Required task: Within the listing below, locate all lines containing the word "this". Copy each one.

## START Data excerpts

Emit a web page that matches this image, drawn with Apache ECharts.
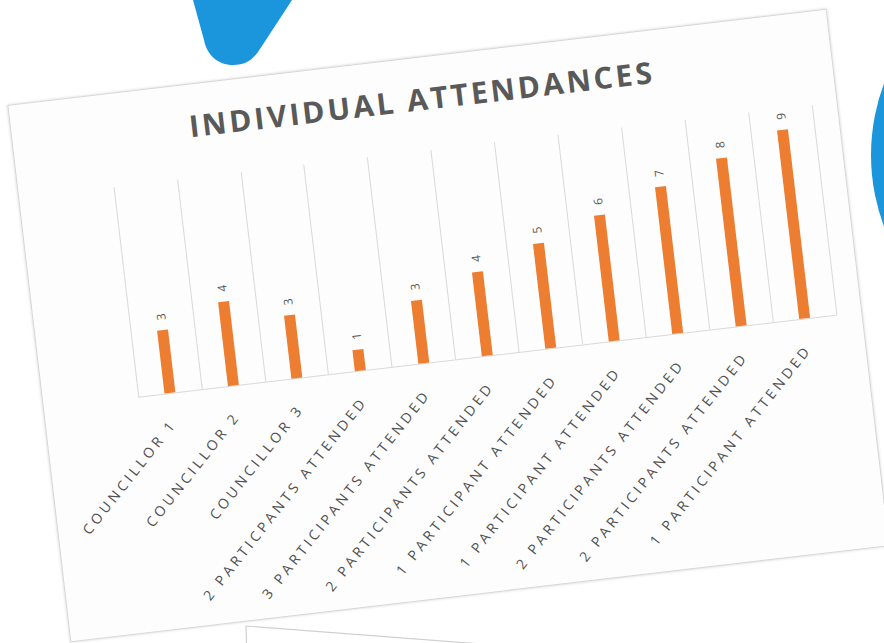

## END Data excerpts
## START Data excerpts

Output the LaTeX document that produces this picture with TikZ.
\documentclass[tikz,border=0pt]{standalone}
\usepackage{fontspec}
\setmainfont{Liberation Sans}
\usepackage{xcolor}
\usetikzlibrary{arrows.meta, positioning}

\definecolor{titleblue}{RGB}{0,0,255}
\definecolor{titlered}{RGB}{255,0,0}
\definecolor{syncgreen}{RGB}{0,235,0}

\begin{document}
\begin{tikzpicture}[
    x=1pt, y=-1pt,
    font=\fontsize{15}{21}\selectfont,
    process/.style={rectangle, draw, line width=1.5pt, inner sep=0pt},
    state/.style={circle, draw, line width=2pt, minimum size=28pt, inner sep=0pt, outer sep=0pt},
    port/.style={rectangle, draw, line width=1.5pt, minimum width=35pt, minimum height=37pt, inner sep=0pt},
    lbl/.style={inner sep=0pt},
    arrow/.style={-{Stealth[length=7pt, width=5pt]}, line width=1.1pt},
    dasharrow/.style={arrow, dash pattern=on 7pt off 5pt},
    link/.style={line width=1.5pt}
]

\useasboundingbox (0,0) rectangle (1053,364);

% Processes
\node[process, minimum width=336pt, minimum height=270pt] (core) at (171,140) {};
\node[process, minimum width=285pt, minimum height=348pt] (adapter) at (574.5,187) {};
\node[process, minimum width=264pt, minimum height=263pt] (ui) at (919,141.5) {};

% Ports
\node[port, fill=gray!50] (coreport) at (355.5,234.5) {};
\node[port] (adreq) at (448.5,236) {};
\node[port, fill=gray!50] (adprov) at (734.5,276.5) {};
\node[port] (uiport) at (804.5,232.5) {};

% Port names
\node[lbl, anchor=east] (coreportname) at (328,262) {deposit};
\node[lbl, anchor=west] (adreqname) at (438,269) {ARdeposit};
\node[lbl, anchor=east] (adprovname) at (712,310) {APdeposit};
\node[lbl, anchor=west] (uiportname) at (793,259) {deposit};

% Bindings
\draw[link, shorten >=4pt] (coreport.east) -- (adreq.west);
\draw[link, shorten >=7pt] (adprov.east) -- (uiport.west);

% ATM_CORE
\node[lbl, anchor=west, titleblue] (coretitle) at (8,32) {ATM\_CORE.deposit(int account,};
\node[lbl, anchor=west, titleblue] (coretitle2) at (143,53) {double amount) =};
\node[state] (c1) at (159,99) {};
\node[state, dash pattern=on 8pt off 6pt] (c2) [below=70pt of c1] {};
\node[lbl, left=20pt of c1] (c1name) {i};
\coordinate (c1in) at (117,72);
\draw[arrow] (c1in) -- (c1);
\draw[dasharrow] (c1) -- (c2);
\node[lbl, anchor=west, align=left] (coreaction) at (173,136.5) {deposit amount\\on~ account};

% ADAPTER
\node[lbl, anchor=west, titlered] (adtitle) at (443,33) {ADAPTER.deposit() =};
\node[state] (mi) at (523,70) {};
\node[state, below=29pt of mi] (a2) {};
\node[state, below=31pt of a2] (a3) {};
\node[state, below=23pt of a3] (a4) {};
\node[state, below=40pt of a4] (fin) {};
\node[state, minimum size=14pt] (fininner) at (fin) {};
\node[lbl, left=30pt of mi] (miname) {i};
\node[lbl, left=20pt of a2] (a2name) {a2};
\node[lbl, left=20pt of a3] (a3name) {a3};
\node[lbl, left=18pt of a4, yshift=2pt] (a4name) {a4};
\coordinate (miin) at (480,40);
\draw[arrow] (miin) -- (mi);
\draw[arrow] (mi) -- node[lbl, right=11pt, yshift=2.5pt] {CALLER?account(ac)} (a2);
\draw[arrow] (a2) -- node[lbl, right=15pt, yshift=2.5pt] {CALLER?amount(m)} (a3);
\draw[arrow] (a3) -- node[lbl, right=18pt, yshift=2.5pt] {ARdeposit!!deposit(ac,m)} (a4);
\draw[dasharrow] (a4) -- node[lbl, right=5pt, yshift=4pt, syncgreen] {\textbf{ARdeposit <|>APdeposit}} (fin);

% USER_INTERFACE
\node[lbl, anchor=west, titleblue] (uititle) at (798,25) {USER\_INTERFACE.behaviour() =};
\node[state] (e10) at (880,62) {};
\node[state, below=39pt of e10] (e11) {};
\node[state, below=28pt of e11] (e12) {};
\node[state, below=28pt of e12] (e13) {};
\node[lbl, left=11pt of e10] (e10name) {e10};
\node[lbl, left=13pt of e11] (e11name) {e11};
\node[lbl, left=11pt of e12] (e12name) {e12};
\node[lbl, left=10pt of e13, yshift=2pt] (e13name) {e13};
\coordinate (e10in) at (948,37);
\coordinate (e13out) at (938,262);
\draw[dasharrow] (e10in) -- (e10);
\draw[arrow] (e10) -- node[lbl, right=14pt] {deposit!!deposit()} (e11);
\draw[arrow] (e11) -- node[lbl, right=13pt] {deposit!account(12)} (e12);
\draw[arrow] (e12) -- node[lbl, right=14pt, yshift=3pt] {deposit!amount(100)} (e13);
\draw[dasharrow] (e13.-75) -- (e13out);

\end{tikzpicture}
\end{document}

## END Data excerpts

Response to the task:
Emit a web page that matches this image, drawn with Apache ECharts.
Output the LaTeX document that produces this picture with TikZ.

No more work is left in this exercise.